Initial Publication Date: May 14, 2019

# Utilizing Real-World Data for Real-World Calculations

Walter Szeliga, Geological Sciences, Central Washington University

My background in mathematics taught me that I never truly understood the methods of one course until I took the subsequent course. My view is that the first time a student encounters a technique, they are primarily busy learning the mechanics of the calculation. Once the mechanics are solid, the student is ready to see the meaning and usefulness of the calculation. Most students aren't aware that this distinction between mechanics and understanding can be a way to approach mathematics. The result is that students often feel that they are not mathematically inclined when they consistently fail to fully understand a method after just one exposure. This perception can lead to avoidance and delay of college-level mathematics courses.

In my approach to teaching quantitative analysis, I try to provide that subsequent class. In doing so, I emphasize two overarching aspects of quantitative reasoning. One is to convey the steps behind computer-aided calculations; in essence, to demystify the calculation. The second is promoting self-sufficiency by showing students how to get by when a computer isn't available. Both of these aspects help build student's intuition about calculation—their quantitative reasoning.

My approach to teaching quantitative reasoning in the classroom focuses strongly on incorporating real-world data in ways that are enlightening. I feel that it is important for students to see all the flaws and inconsistencies contained in real-world data. Through this lens, I try to build a deeper appreciation for science that moves away from the often implied idea of science-as-magic. For this to work, the questions and investigations students are asked to undertake also need to be meaningful. The quantitative questions they ask should yield meaningful results. They should be questions and results that would be asked and obtained by professionals on a regular basis.

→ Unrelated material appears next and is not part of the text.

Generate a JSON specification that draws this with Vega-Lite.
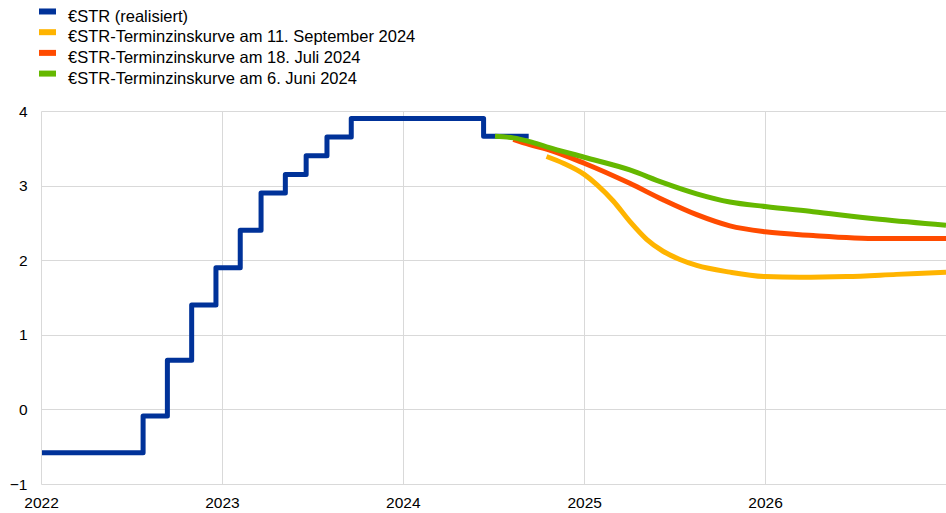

My approach to removing the apparent magical aspect to calculations is through manual calculation. I value manual calculation as an integral stepping stone to computer-assisted calculation. However, the incorporation of manual calculation involves treading a fine-line, since the purpose, in my mind, isn't to demonstrate to the student that computers make things faster and less tedious. The value in the act of manually performing a calculation should be insight for the student into how a technique works. When designed well, manual calculation can also build self-sufficiency, allowing the student to perform back-of-the-envelope calculations if necessary.

In building these activities, one aspect that I find most challenging revolves around fulfilling the criteria of meaningfulness of calculation and clarity of insight early in the curriculum. I want to be able to answer the honest question of why we are calculating a value. Contrastingly, I have also found it difficult to tailor activities to prevent students from falling into the plug-and-chug mindset they often have later in the curriculum. This is exemplified by students who still ask what the right answer is, or will refer to published values as the true answer, when comparing their results.